Great interview! I'm actually surprised by the frankness of the answers. Sad about the untapped potential of the ToEE engine.
We really needed to learn how to edit, because we would spend a lot of man-hours putting a feature into a game that hardly any of the players would ultimately care about. For example, Arcanum had newspapers that reported on major incidents that were caused by the player, but I don't remember a single review mentioning that.
I care! I cared!
Me too.
Tarant wouldn't be the same without the newspaper. It was its life, an indicator of a dynamic world, and really brought forward the feeling of the industrial revolution. Also a great way to show the effects of your actions, and that the world is reactive rather than waiting for you to clear some level without consequence. I actually really wanted more of it while playing.

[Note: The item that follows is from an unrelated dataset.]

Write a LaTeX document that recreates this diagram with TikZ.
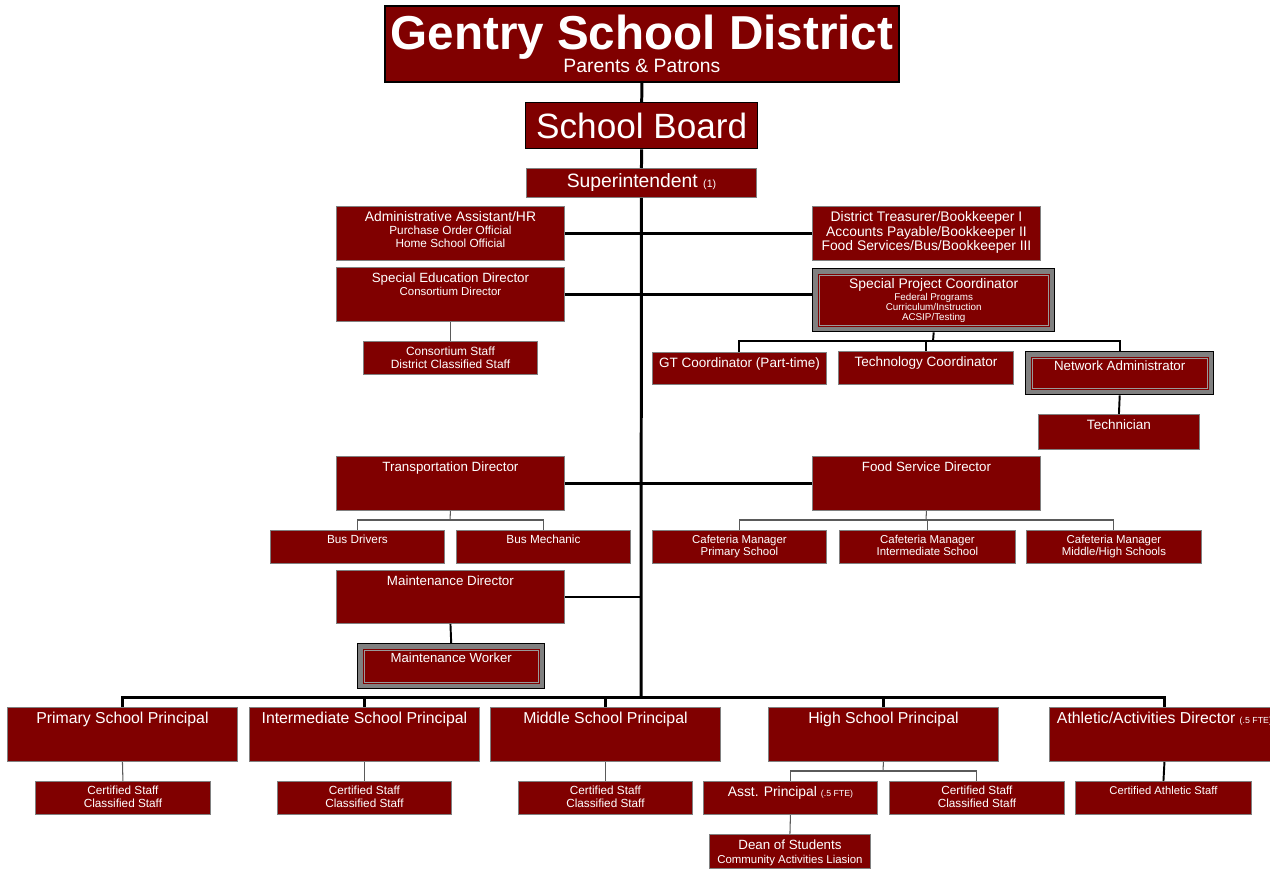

The newspaper gave the relationship between the world of Arcanum and the player character a sense of cohesion and consistency, a relationship which is, in most games, dissonant.
Fallout 1 had the same sense of cohesion and consistency, however, less so. If we compare the world of Arcanum as the setting for an rpg in which a player character makes an impact on the world at large, with, for example, more recent RPG outings (I won't gun for the obviously, howlingly inconsistent worlds, such as Fallout 3) exemplified by Risen 2, or perhaps, Divinity II: Ego Draconis, the world and the character's actions do not gel. One would think the player character has had no impact, and that the repercussions of his actions do not affect anyone or anywhere but himself.
In Risen 2 for example, once you begin the fight against Mara, the world state does not change. One would think the Titan of the Sea would try to hamper your journey somehow, or destroy your chances of succeeding ahead of you, or deny you safe port behind you. The war between Tarant and (I've forgotten the name of the town, apologies) which is a war between technology and tradition actually has a visible effect on the game-world and the newspapers telegraph, or punctuate, the player's role in these events.
World cohesion is probably just as important as having solid mechanics, because if your world does not make sense, it will very quickly be forgotten in the name of larping, which creates a situation in which the game developer is not driving a narrative, but leaving it to the player. This leaves us with the likes of Oblivion, Skyrim and Fallout 3, and in response to this problem, Fallout: New Vegas, which drives for a balance between player driven "emergent" (how I despise that term) narrative, and a crafted narrative. In the former category one finds games in which the game world has absolutely no sense of consistency, and in the latter, a world which restrains player agency in favour of presenting a tight narrative within a logically constructed world. The fact that, by and large, the response and reception of the former games was more favourable than the response to the latter example, can be explained in part by developer's trying to make games more cheaply (shoehorn in as much content as possible with as little artisanal-labour required to craft it in line with the rest of the content), and players who are responding to the industry generated norms: sandbox games are sold with favourable reviews and word of mouth (look how much I can do!), as opposed to narrative games which require a greater depth of engagement in a less casual mode of interaction.
Etc etc, I'll stop there, suck my dick and all that.